▶ **Goal**
Show every line where "that" occurs.

▶ **Given entries**

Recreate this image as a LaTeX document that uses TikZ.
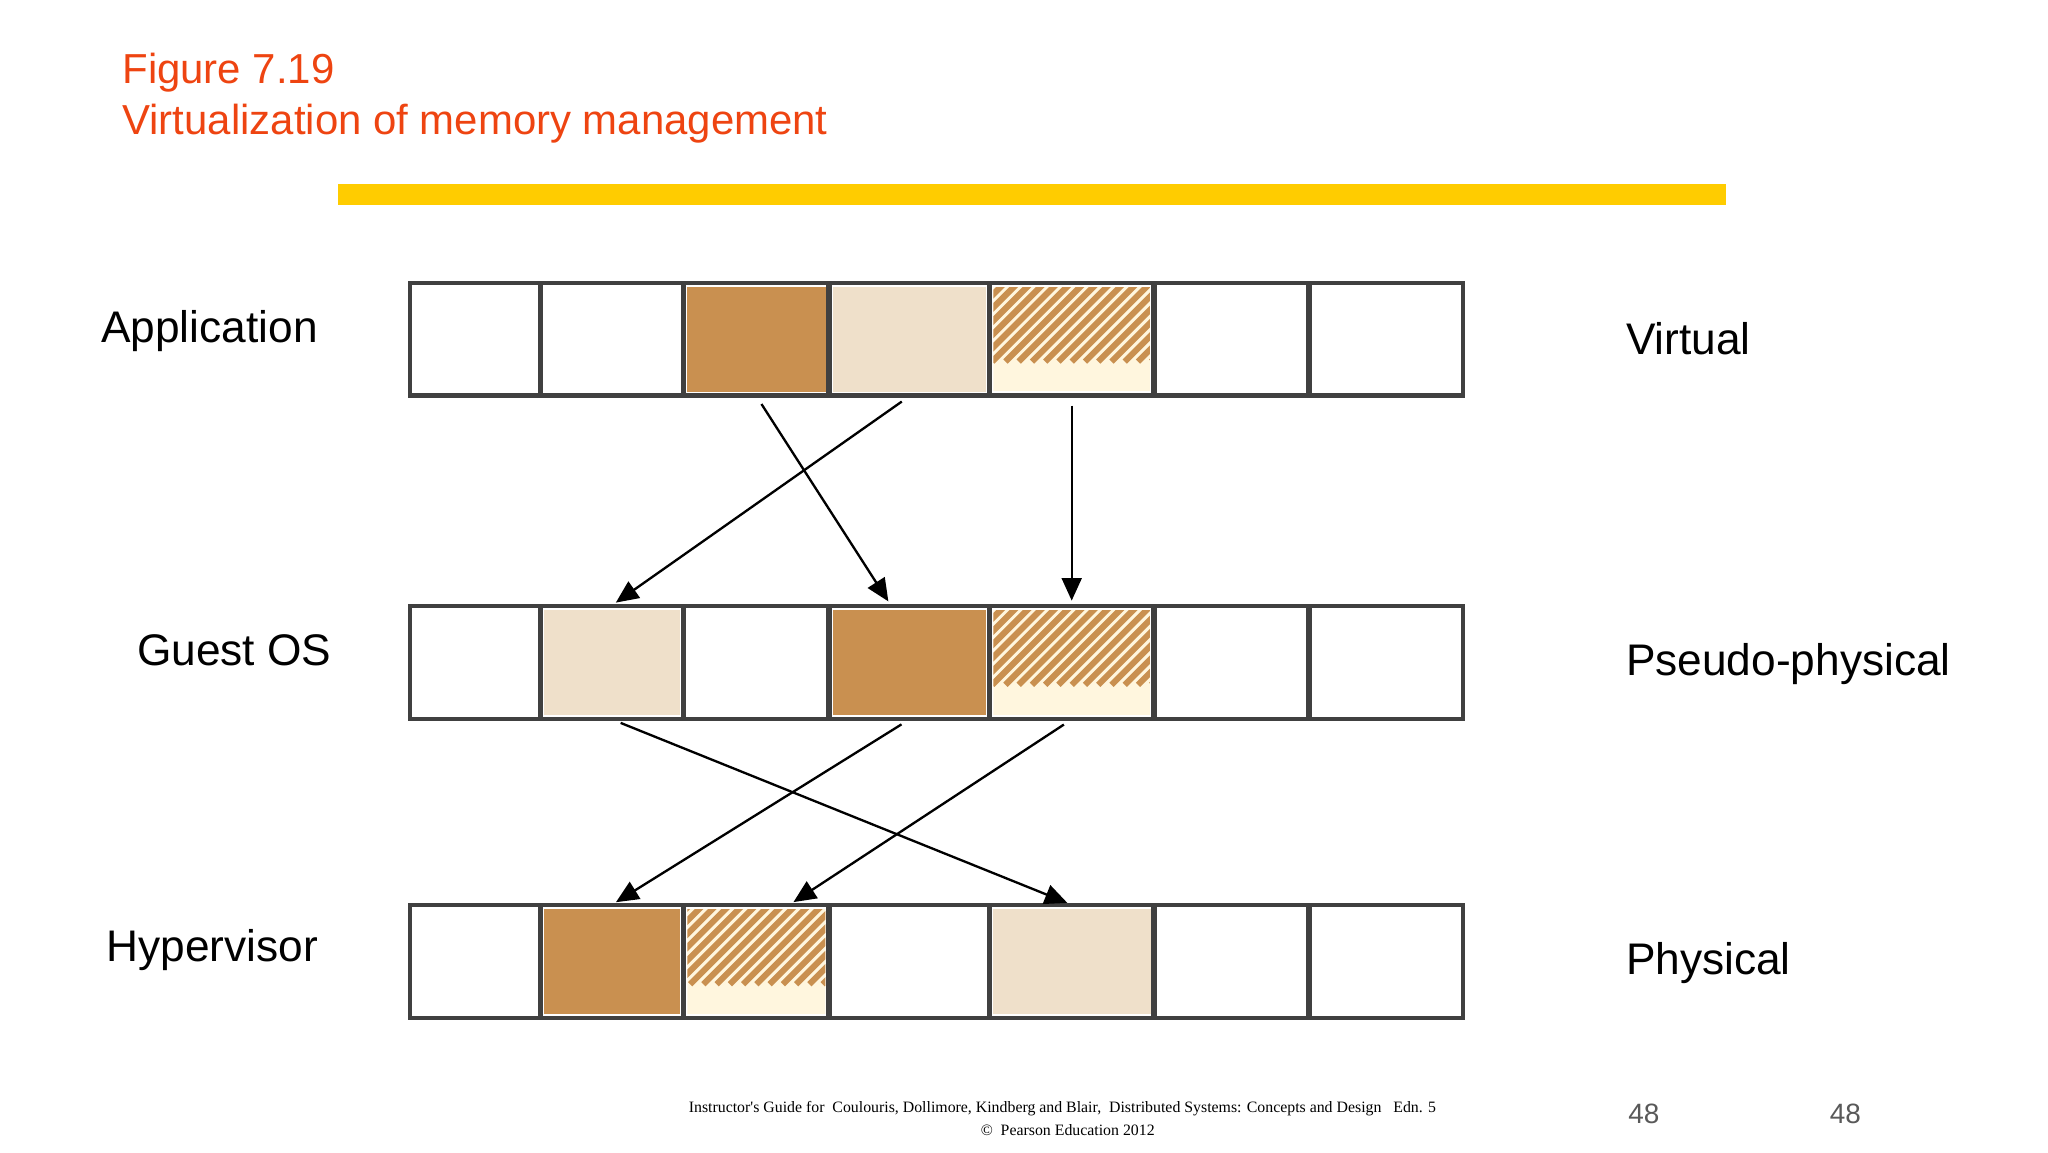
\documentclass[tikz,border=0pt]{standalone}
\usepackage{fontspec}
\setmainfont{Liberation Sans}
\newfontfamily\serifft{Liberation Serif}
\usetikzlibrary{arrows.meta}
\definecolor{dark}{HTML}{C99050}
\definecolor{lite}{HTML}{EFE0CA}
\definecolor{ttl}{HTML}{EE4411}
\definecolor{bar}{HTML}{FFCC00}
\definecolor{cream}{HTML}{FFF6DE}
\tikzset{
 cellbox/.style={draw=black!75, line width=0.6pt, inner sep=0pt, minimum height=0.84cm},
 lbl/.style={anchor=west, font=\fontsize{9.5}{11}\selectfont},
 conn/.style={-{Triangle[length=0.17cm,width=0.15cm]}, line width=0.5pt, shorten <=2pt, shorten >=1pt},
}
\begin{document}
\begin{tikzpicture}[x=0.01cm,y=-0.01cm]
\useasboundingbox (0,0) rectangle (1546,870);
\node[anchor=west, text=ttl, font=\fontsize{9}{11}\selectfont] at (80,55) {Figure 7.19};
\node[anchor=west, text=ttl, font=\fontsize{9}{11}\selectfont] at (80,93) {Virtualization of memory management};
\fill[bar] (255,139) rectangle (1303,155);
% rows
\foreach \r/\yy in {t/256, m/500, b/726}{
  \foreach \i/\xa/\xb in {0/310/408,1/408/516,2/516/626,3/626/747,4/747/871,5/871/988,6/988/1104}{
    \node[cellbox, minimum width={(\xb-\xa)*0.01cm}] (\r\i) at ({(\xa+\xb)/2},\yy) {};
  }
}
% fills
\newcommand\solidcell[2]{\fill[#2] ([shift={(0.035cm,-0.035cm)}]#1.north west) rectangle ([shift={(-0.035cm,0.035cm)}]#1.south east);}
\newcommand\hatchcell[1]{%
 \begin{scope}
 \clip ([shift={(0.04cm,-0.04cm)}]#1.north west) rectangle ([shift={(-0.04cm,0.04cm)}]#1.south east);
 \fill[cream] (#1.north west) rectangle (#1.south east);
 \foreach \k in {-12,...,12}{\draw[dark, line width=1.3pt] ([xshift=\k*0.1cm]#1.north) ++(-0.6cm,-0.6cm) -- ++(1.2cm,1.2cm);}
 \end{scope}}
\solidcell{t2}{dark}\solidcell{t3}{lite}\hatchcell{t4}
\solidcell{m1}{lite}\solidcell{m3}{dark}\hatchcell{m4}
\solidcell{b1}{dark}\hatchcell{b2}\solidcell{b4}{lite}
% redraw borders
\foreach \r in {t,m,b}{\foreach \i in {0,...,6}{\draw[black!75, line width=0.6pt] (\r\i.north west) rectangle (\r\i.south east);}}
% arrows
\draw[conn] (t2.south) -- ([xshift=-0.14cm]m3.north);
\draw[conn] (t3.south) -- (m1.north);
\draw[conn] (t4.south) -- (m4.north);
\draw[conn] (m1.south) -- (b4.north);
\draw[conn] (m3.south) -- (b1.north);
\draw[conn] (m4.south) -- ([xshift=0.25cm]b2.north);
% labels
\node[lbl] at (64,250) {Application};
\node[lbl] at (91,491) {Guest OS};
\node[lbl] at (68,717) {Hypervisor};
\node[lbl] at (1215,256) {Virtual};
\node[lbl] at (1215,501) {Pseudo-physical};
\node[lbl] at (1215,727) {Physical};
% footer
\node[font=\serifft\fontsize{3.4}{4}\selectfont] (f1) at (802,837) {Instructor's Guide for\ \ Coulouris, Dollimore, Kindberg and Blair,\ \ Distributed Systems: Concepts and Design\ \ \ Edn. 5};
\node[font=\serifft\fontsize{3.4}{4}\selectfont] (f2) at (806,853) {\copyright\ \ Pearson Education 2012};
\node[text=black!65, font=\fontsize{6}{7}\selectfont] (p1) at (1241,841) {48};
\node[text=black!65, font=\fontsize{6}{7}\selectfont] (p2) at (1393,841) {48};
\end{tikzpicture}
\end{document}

---

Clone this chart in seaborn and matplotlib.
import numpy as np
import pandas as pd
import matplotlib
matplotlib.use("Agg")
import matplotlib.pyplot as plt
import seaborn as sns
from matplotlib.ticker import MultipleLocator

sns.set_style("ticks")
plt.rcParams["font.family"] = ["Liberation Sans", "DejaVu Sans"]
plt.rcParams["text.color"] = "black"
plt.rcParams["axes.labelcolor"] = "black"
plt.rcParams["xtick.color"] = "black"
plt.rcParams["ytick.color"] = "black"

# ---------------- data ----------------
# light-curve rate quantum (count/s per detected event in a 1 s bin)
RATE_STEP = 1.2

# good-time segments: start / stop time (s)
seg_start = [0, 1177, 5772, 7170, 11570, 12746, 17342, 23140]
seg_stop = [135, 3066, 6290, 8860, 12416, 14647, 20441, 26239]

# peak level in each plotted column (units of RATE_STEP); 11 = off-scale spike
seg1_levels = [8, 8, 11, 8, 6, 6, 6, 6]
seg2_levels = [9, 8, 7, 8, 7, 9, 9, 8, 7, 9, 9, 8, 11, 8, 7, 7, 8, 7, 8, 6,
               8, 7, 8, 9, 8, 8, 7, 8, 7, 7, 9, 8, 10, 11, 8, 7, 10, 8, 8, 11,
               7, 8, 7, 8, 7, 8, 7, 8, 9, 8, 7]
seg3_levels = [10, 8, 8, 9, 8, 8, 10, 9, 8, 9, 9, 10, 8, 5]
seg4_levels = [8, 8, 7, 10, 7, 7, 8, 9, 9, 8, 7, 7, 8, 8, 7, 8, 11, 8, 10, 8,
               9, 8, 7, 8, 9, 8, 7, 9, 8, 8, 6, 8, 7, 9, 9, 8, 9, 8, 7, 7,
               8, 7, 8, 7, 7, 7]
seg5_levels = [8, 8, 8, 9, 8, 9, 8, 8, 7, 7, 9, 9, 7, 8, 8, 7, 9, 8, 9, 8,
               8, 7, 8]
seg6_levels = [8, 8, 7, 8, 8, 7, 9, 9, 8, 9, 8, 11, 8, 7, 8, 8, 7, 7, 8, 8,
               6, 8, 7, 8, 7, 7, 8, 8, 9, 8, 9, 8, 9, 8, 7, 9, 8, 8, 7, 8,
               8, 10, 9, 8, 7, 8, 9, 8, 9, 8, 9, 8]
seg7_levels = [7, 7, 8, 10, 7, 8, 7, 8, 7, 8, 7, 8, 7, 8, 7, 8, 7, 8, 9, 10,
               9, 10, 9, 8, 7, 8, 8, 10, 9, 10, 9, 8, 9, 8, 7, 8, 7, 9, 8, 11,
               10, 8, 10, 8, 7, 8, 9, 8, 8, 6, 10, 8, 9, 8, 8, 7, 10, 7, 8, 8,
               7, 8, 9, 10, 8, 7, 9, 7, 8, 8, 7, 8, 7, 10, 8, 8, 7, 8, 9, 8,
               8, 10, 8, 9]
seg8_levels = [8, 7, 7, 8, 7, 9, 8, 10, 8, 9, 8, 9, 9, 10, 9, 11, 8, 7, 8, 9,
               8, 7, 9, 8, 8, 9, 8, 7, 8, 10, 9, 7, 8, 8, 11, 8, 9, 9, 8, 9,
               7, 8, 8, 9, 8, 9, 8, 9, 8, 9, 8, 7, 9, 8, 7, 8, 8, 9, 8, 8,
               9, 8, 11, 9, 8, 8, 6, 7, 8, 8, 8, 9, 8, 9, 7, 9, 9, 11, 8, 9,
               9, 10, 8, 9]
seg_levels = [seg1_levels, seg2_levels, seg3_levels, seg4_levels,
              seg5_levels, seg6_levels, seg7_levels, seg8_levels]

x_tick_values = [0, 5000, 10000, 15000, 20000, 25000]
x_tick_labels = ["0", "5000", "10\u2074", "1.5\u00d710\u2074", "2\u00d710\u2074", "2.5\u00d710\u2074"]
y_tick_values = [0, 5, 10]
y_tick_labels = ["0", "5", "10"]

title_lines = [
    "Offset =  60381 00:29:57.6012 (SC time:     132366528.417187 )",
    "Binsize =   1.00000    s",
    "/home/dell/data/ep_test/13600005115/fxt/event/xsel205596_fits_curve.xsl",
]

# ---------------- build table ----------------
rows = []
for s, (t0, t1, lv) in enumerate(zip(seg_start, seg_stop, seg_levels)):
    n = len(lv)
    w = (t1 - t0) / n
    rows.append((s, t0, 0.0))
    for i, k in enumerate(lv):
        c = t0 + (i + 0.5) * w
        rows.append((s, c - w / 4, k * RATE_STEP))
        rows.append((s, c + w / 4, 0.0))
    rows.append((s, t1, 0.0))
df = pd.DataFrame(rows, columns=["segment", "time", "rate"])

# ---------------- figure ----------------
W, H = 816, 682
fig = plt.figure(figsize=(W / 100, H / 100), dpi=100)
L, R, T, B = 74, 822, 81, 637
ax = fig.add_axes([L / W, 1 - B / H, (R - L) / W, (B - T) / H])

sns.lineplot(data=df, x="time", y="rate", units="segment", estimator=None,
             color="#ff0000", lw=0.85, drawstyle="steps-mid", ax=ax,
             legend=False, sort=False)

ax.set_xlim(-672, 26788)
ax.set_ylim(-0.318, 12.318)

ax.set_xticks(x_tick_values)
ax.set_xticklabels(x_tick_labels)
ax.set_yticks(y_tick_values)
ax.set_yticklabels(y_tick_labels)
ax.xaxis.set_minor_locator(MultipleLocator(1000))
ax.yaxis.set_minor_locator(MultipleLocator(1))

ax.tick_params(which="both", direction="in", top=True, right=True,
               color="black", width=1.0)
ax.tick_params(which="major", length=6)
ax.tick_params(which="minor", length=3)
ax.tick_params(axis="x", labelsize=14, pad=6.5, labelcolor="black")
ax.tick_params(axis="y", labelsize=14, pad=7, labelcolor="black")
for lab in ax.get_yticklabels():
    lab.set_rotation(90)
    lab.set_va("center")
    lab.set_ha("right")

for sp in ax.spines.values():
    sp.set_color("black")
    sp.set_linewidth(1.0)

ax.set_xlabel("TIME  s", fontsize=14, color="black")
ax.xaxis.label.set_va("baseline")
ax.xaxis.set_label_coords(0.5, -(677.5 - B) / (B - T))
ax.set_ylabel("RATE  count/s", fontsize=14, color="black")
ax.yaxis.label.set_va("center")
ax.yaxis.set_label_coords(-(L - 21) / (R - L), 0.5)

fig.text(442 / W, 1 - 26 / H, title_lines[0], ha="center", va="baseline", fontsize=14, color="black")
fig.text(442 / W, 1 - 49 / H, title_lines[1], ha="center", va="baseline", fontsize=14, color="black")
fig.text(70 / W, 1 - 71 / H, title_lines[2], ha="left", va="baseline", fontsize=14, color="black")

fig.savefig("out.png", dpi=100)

---

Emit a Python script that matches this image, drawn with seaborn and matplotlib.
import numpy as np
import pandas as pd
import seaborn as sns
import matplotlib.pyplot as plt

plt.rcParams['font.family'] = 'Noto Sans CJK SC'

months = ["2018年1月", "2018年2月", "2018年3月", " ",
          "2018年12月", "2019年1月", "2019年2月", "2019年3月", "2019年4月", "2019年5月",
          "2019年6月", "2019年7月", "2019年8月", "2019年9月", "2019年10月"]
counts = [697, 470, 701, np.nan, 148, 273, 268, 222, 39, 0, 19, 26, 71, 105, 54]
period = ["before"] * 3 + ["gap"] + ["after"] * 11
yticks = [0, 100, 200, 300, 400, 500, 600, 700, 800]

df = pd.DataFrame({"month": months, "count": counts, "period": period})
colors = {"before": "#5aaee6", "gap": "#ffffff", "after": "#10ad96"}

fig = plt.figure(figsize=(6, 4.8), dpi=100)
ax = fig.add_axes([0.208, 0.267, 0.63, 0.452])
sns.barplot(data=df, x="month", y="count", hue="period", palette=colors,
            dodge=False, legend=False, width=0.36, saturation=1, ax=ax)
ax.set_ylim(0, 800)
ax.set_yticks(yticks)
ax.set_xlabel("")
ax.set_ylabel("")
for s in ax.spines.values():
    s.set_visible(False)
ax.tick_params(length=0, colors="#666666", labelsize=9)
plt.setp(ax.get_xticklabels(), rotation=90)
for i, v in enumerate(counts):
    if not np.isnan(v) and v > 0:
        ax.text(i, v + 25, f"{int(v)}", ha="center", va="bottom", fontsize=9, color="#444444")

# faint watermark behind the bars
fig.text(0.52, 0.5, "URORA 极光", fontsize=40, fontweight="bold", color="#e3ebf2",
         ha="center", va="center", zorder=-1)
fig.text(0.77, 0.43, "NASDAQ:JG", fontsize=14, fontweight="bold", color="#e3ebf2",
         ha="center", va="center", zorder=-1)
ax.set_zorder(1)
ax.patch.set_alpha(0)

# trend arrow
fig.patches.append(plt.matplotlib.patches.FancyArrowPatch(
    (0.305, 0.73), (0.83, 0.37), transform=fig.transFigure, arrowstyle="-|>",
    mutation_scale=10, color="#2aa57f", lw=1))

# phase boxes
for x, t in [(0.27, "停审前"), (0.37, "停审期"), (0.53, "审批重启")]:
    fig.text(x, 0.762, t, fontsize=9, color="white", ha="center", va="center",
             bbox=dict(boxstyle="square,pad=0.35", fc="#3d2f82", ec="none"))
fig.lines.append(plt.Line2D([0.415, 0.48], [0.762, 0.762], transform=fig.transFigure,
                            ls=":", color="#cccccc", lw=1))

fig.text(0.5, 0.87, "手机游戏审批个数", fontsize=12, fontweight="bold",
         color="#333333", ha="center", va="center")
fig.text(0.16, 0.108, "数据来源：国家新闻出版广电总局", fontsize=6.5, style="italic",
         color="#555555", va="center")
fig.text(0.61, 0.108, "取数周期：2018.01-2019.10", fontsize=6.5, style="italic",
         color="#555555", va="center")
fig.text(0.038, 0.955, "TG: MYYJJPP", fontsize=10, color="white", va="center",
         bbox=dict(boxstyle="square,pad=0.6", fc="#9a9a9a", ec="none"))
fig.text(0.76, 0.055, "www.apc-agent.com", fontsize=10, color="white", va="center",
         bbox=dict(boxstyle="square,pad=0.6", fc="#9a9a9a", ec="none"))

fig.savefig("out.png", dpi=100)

▶ **Response to this task**
Recreate this image as a LaTeX document that uses TikZ.
Emit a Python script that matches this image, drawn with seaborn and matplotlib.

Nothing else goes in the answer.